К нам она добралась поздно, усталая, ведь пришлось идти не дорогой, а по лесу – жандармы могли поднять тревогу. Но настроение у неё было весёлое, и она со смехом рассказала нам о случившемся.

Обещала поведать и капитану жандармов.

Привезла нам много всякой мелочи, которую мы обычно теряли. Помню такой случай: ночью движемся небольшой группой. Остановились отдохнуть. Я закурил трубку и прилёг с зажигалкой в руке, а когда партизан решает в спокойной обстановке прилечь, он сразу же засыпает. Через десять – пятнадцать минут мы пошли, а зажигалка осталась в траве. За то, что я больше и чаще всех терял мелочи: расчёски, зажигалки, трубки, ручки, зеркала, меня прозвали «президентом клуба растерях». К этому прозвищу добавлялось еще два: «царь водки» и «председатель колхоза „Эй, выпьем!“».

Еще о мелочах. У всех были часы, конечно трофейные, и они ломались быстрее, чем даже наш транспорт. Дождь, роса, реки, которые мы преодолевали вплавь, мигом укорачивали их век.
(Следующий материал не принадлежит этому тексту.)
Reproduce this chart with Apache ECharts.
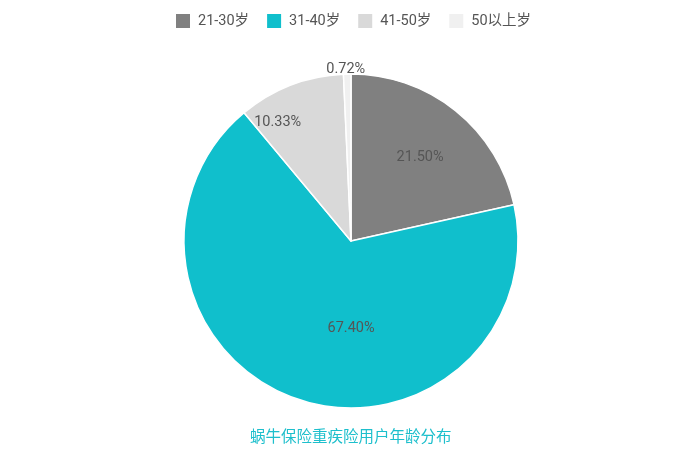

У меня часы, как правило, бежали, а у Валерия слегка отставали, и мы иногда обменивались часами, чтобы отрегулировать правильность их хода.

Однажды мне попались часы с боем. И ночью, когда тишину леса нарушали лишь шорохи, партизаны просили:

– А ну, Алёша, включай!

Я нажимал кнопку, и за этим следовал мелодичный бой.

– А ну, ещё разок!

Я снова включал, и опять все молча слушали тихий мелодичный бой и улыбались.

Долго берёг я эти часы, но, конечно, не уберёг. Они остановились, и пришлось их выбросить.

Да, часы были трофейные, снимали мы их с убитых немцев. Мы забирали их документы (отчётный материал), деньги, письма, записные книжки, оружие, ножи, портсигары, табачные изделия. Сапоги мы не снимали, хотя иногда приходилось подметки своих ботинок подвязывать веревкой, и начальство приказывало нам обуваться за счет трофеев, но мы брезговали.